Here’s the part where I have to come clean: it’s not exactly like I’m dying to see a Black Widow, Captain Marvel, Wonder Woman, or Catwoman movie. For one thing, I think it’s a mistake to assume that because Scarlettt Johansson’s Black Widow is so integral to Captain America: The Winter Soldier that she clearly deserves her own solo film. Her success as a character in that film is tied to the way she plays off of the more straight-laced Steve Rogers (Chris Evans), the two polar opposites complementing each other and making for an engaging on-screen pair. Plus, I simply don’t know a character like Captain Marvel all that well, other than Avengers: Earth’s Mightiest Heroes where she came off as being like a female Hal Jordan.

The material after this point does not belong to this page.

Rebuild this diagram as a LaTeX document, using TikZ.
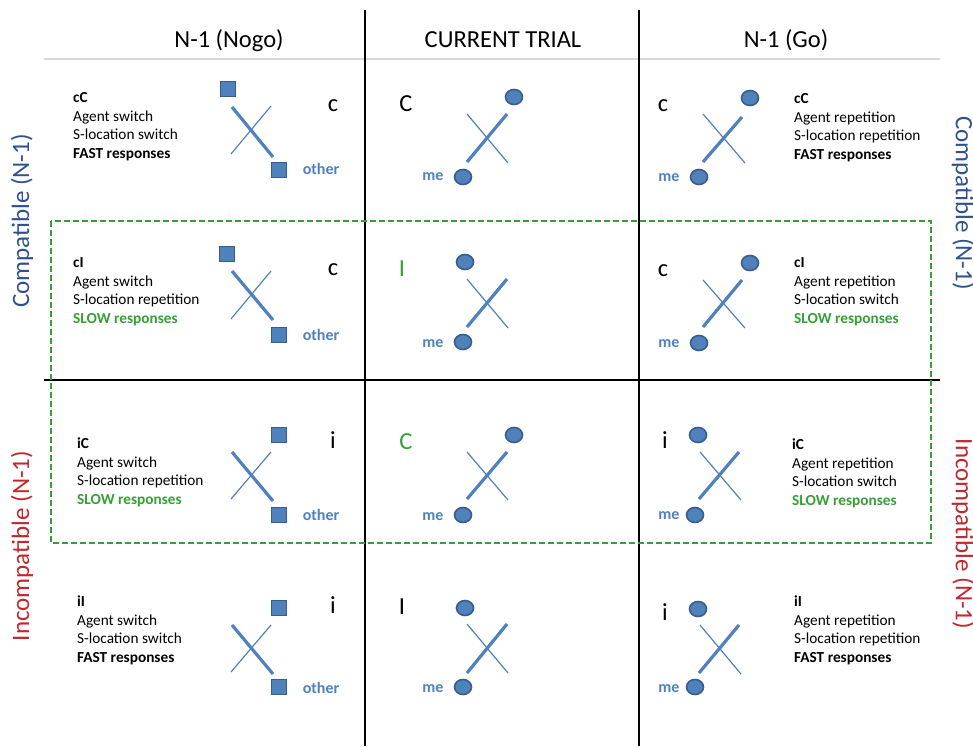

As for Wonder Woman, she’s a freakin’ warrior princess who was either molded from clay or is the bastard daughter of Zeus (depending on which continuity you follow). She has a lasso of truth, an invisible plane, and a tiara which can be thrown like a boomerang; Thor just had the hammer. That’s not even mentioning how the heck you translate her entirely impractical and revealing costume to the screen. This requires a nuanced approach, with your best bet being to mimic Kenneth Branagh’s Thor and go Shakespearian with it along with a side-helping of fish-out-of-water levity. Except they hired Zack Snyder to be the one to introduce her in Batman v. Superman: Dawn of Justice (due 5/6/16). We’re not fans.
In other word, there are some serious challenges to getting these characters right, but after Marvel’s risky move with Guardians of the Galaxy you can’t tell me that if there was someone in a position of power who truly wanted a female-led action film to get made that they couldn’t figure it out.
I’ll give the last word to a woman, EW’s Karen Valby, who just wants Hollywood to give her daughter the same kind of female role models it gives to boys with all the male superheroes, “Little girls like my daughter who want their faces painted at parties will still feel stuck choosing something beautiful and flimsy like a butterfly while the boys get to pick from all the superheroes in the world. Someone save us.”